Hacker News new | ask | show | jobs
by pedrovhb 849 days ago
Close. Temperature is the coefficient of a term in a formula that adjusts how likely the system is to pick a next token (word/subword) which it thinks isn't as likely to happen next as the top choice.

When temperature is 0, the effect is that it always just picks the most likely one. As temperature increases it "takes more chances" on tokens which it deems not as fitting. There's no takesies backies with autoregressive models though so once it picks a token it has to run with it to complete the rest of the text; if temperature is too high, you get tokens that derail the train of thought and as you increase it further, it just turns into nonsense (the probability of tokens which don't fit the context approximates the probability of tokens that do and you're essentially just picking at random).

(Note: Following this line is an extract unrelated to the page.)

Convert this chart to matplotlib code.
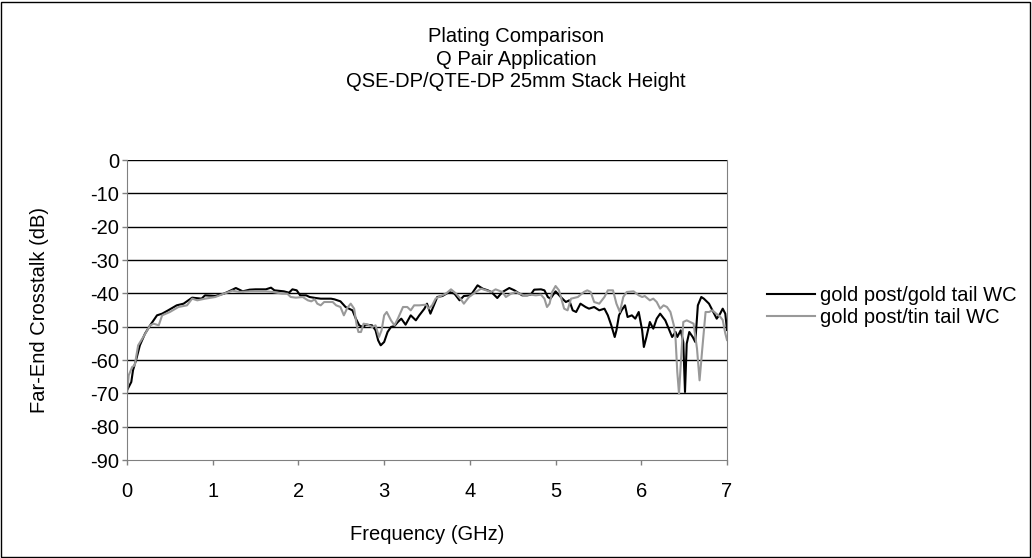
import numpy as np
import matplotlib
matplotlib.use('Agg')
import matplotlib.pyplot as plt
from matplotlib.patches import Rectangle

plt.rcParams['font.family'] = ['Liberation Sans', 'DejaVu Sans']
plt.rcParams['axes.unicode_minus'] = False

# Far-end crosstalk, gold post / gold tail (GHz, dB)
freq_gold = [0.00, 0.05, 0.07, 0.11, 0.15, 0.21, 0.27, 0.35, 0.41, 0.48,
             0.58, 0.66, 0.76, 0.87, 0.91, 1.03, 1.13, 1.19, 1.27, 1.35,
             1.43, 1.50, 1.62, 1.68, 1.72, 1.83, 1.89, 1.93, 1.98, 2.02,
             2.09, 2.13, 2.20, 2.26, 2.38, 2.42, 2.49, 2.55, 2.63, 2.67,
             2.71, 2.75, 2.79, 2.86, 2.90, 2.93, 2.96, 3.00, 3.04, 3.08,
             3.12, 3.16, 3.20, 3.25, 3.31, 3.37, 3.41, 3.47, 3.50, 3.54,
             3.58, 3.62, 3.68, 3.76, 3.82, 3.88, 3.93, 4.01, 4.09, 4.15,
             4.21, 4.25, 4.32, 4.38, 4.46, 4.52, 4.58, 4.61, 4.67, 4.71,
             4.75, 4.83, 4.87, 4.91, 4.94, 5.00, 5.06, 5.12, 5.16, 5.20,
             5.24, 5.29, 5.35, 5.39, 5.45, 5.51, 5.57, 5.61, 5.65, 5.69,
             5.71, 5.74, 5.77, 5.81, 5.84, 5.89, 5.93, 5.97, 6.01, 6.03,
             6.06, 6.10, 6.14, 6.18, 6.22, 6.28, 6.32, 6.36, 6.40, 6.42,
             6.46, 6.49, 6.51, 6.53, 6.56, 6.60, 6.63, 6.66, 6.70, 6.73,
             6.79, 6.84, 6.88, 6.92, 6.95, 6.98, 7.00]
xt_gold = [-69.1, -66.6, -63.1, -59.6, -55.6, -52.1, -49.6, -46.6, -46.1, -45.1,
           -43.6, -43.1, -41.3, -41.6, -40.6, -40.8, -40.1, -39.4, -38.4, -39.4,
           -38.9, -38.8, -38.8, -38.3, -39.1, -39.4, -39.8, -38.8, -39.1, -40.6,
           -40.6, -41.1, -41.4, -41.6, -41.6, -41.8, -42.4, -44.1, -45.1, -47.6,
           -49.6, -50.1, -49.4, -49.6, -51.1, -54.1, -55.6, -54.6, -51.6, -50.1,
           -49.8, -48.6, -47.6, -49.4, -46.6, -48.1, -46.6, -44.6, -43.1, -46.1,
           -43.6, -41.1, -40.8, -39.6, -40.1, -42.1, -40.8, -40.6, -37.6, -38.6,
           -39.1, -39.6, -41.4, -39.6, -38.4, -39.1, -40.1, -40.6, -40.6, -40.4,
           -38.9, -38.8, -39.1, -41.1, -41.6, -39.4, -41.1, -42.6, -42.1, -45.1,
           -45.6, -43.1, -44.1, -44.6, -44.1, -45.1, -44.6, -46.6, -49.6, -53.1,
           -51.1, -46.6, -45.1, -43.6, -47.1, -46.6, -47.6, -45.6, -51.1, -56.1,
           -53.1, -48.6, -50.6, -47.6, -46.1, -48.1, -50.6, -53.1, -51.6, -53.1,
           -51.1, -54.6, -69.6, -55.1, -51.6, -53.1, -54.6, -43.6, -41.1, -41.6,
           -43.1, -45.6, -47.6, -46.1, -44.6, -46.1, -51.0]

# Far-end crosstalk, gold post / tin tail (GHz, dB)
freq_tin = [0.00, 0.02, 0.06, 0.09, 0.13, 0.19, 0.27, 0.31, 0.37, 0.41,
            0.50, 0.60, 0.70, 0.76, 0.82, 0.91, 1.03, 1.13, 1.23, 1.31,
            1.43, 1.62, 1.70, 1.81, 1.87, 1.91, 1.97, 2.05, 2.11, 2.15,
            2.19, 2.22, 2.26, 2.30, 2.40, 2.44, 2.49, 2.53, 2.57, 2.61,
            2.65, 2.68, 2.70, 2.73, 2.76, 2.81, 2.86, 2.90, 2.94, 2.97,
            3.00, 3.03, 3.08, 3.12, 3.16, 3.22, 3.27, 3.31, 3.35, 3.41,
            3.49, 3.52, 3.56, 3.60, 3.66, 3.72, 3.78, 3.84, 3.89, 3.93,
            3.99, 4.07, 4.13, 4.19, 4.25, 4.30, 4.38, 4.42, 4.48, 4.54,
            4.58, 4.63, 4.71, 4.77, 4.83, 4.87, 4.90, 4.93, 4.96, 5.00,
            5.04, 5.10, 5.14, 5.18, 5.26, 5.33, 5.37, 5.41, 5.45, 5.51,
            5.57, 5.61, 5.67, 5.71, 5.75, 5.79, 5.83, 5.91, 5.97, 6.01,
            6.04, 6.10, 6.14, 6.18, 6.22, 6.26, 6.30, 6.34, 6.38, 6.40,
            6.42, 6.44, 6.46, 6.49, 6.53, 6.61, 6.65, 6.68, 6.71, 6.75,
            6.79, 6.83, 6.87, 6.92, 6.95, 6.98, 7.00]
xt_tin = [-70.1, -64.6, -62.1, -61.6, -55.6, -53.1, -49.6, -49.1, -49.6, -46.6,
          -45.6, -44.1, -43.6, -41.6, -42.1, -41.6, -41.1, -40.1, -39.2, -39.6,
          -39.4, -39.4, -39.6, -40.1, -40.1, -41.1, -41.3, -41.1, -42.1, -42.4,
          -41.8, -43.1, -43.6, -42.6, -42.6, -43.6, -44.1, -46.6, -44.4, -43.1,
          -44.6, -49.6, -51.6, -51.6, -49.1, -49.4, -50.1, -49.6, -53.1, -51.1,
          -46.6, -45.6, -48.1, -49.6, -47.6, -44.1, -44.1, -45.1, -43.6, -43.6,
          -43.4, -44.6, -43.6, -41.6, -40.8, -40.1, -38.8, -40.1, -41.6, -43.1,
          -41.1, -39.6, -38.6, -39.1, -39.6, -38.8, -39.6, -41.1, -40.1, -39.6,
          -40.1, -40.6, -40.4, -40.6, -40.4, -41.6, -44.1, -43.1, -39.6, -37.8,
          -39.1, -44.6, -45.1, -41.6, -41.1, -39.6, -39.1, -39.6, -42.6, -43.1,
          -41.1, -39.1, -39.1, -43.1, -45.6, -41.1, -39.6, -39.4, -40.6, -41.1,
          -40.8, -42.1, -41.6, -42.6, -44.6, -43.6, -44.1, -45.6, -49.6, -53.6,
          -63.6, -70.1, -61.6, -48.6, -48.1, -49.1, -56.6, -66.1, -57.1, -45.6,
          -45.6, -45.1, -46.0, -47.0, -48.0, -52.0, -54.0]

title_lines = ['Plating Comparison', 'Q Pair Application',
               'QSE-DP/QTE-DP 25mm Stack Height']
series_labels = ['gold post/gold tail WC', 'gold post/tin tail WC']
y_ticks = list(range(0, -100, -10))
x_ticks = list(range(0, 8))

W, H = 1032, 558
FS = 14.5
fig = plt.figure(figsize=(W / 100, H / 100), dpi=100)
ax = fig.add_axes([127 / W, 1 - 460 / H, 600 / W, 300 / H])

ax.plot(freq_gold, xt_gold, color='black', lw=1.5, label=series_labels[0])
ax.plot(freq_tin, xt_tin, color='#999999', lw=1.5, label=series_labels[1])

ax.set_xlim(0, 7)
ax.set_ylim(-90, 0)
ax.set_xticks(x_ticks)
ax.set_yticks(y_ticks)
ax.tick_params(direction='out', length=3.6, width=1, color='#808080',
               labelsize=FS)
ax.tick_params(axis='x', pad=12)
ax.tick_params(axis='y', pad=2)
for y in y_ticks[:-1]:
    ax.axhline(y, color='black', lw=1, zorder=0)
for side in ['left', 'bottom', 'right']:
    ax.spines[side].set_color('#808080')
ax.spines['top'].set_visible(False)

fig.text(427 / W, 1 - 535 / H, 'Frequency (GHz)', ha='center', va='center',
         fontsize=FS)
fig.text(40 / W, 1 - 310 / H, 'Far-End Crosstalk (dB)', ha='center',
         va='center', rotation=90, fontsize=FS)

for i, line in enumerate(title_lines):
    fig.text(516 / W, 1 - (37 + 22.5 * i) / H, line, ha='center',
             va='center', fontsize=FS)

ax.legend(loc='center left', bbox_to_anchor=(767 / W, 1 - 306.5 / H),
          bbox_transform=fig.transFigure, frameon=False, fontsize=FS,
          handlelength=2.4, handletextpad=0.25, labelspacing=0.12,
          borderpad=0, borderaxespad=0)

fig.patches.append(Rectangle((1 / W, 1 / H), (W - 3) / W, (H - 3) / H,
                             transform=fig.transFigure, fill=False,
                             edgecolor='black', lw=1))

plt.savefig('out.png', dpi=100)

Other parameters like top p and top k affect which tokens are considered at all for sampling and can help control the runaway effect. For instance there's a higher chance of staying cohesive if you use a high temperature but consider only the 40 tokens which had the highest probability of appearing in the first place (top k=40).

1 comments

> There's no takesies backies with autoregressive models

Doesn’t ChatGPT use beam search?

Almost certainly not.

It's absolutely just sampling with temperature or top_p/k, etc. Beam searches would be very expensive, I can't see them doing that for chatgpt which appears to be their "consumer product" and often has lower quality results compared to the api.

The old legacy had a "best_of" option but that doesn't exist in the new api.